Неандер, читая доклад в Галлиполийском обществе, говорил, что «переход Савинкова» только очистит организацию от социалистического налета, т. к. Савинков, несмотря на свой официальный выход из партии социалистов-революционеров, по своей натуре продолжал оставаться социалистом. Неандер восхвалял Арцыбашева как идейного борца с большевиками.
Профессор Одарченко сообщил, что Савинков прислал в Прагу письмо своим бывшим последователям, в котором писал, что они могут спокойно ехать в Россию, что им там ничего не угрожает. Однако брату своему Виктору Савинкову как человеку, чересчур напакостившему большевикам, он не советовал туда возвращаться. По словам Одарченко, это письмо вызвало только смех, так как никто в Россию ехать не собирался.
Варшавский центр продолжил свою работу. Были заметны тенденции парижских националистов взять его в свои руки, подчинить своему влиянию. В середине октября в Париж приехал из Варшавы Кальченко, бывший ротмистр императорской армии, продолжительное время работавший в организации Савинкова. Кальченко сошелся в Париже с Пинкавой. От него Пинкава узнал, что организация Савинкова продолжает свою работу и что он, Кальченко, имеет дело к группе Карташева.

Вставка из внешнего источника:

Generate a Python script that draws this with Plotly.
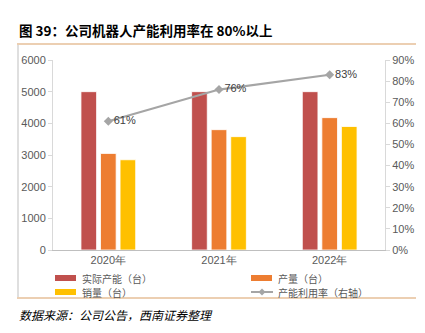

«В Русском национальном комитете Кальченко был действительно принят как свой человек. Теперь Кальченко бывает в РПК почти ежедневно. Кальченко просил Пинкаву по возможности помочь ему в его работе. Кальченко в период своего пребывания в Париже предпринял две поездки: в Бельгию (в Брюссель) и в Швейцарию (в Цюрих). Цели его поездки пока еще неизвестны. Теперь Кальченко находится в Париже. Адрес его: улица Дарн, 12, Париж» [240] ЦА ФСБ России. Д. Н-1791. Т. 19. Л. 94–95.
.
А в это время в Москве Савинков продолжал давать показания. 19 января 1925 г. он писал по поводу представленных ему копий протоколов заседаний Совета представителей четырех кавказских республик от 28 января и 3 февраля 1922 г. следующее:
«Приписав свою неудачу в Каннах дипломатической обособленности «Союза», я попытался на этот раз войти в соглашение с «окраинными государствами», в частности с Кавказскими Республиками. Правда, «Союз» в то время был уже связан с украинцами и отчасти с донцами, кубанцами, белорусами и карелами, но никто из их представителей, в том числе и Петлюра, влиянием заграницей не пользовался. Кавказские же Республики вели постоянную и не всегда безуспешную дипломатическую работу в Лондоне и в Париже. С их помощью я рассчитывал добиться на конференции в Генуе того, чего мне не удалось достичь в Каннах, т. е. обусловить признание Советской власти требованиями «Союза». Я рассчитал, кроме того, что дипломатическое соглашение с Кавказскими Республиками приготовит возможность будущих совместных с ними вооруженных выступлений на территории Советской России.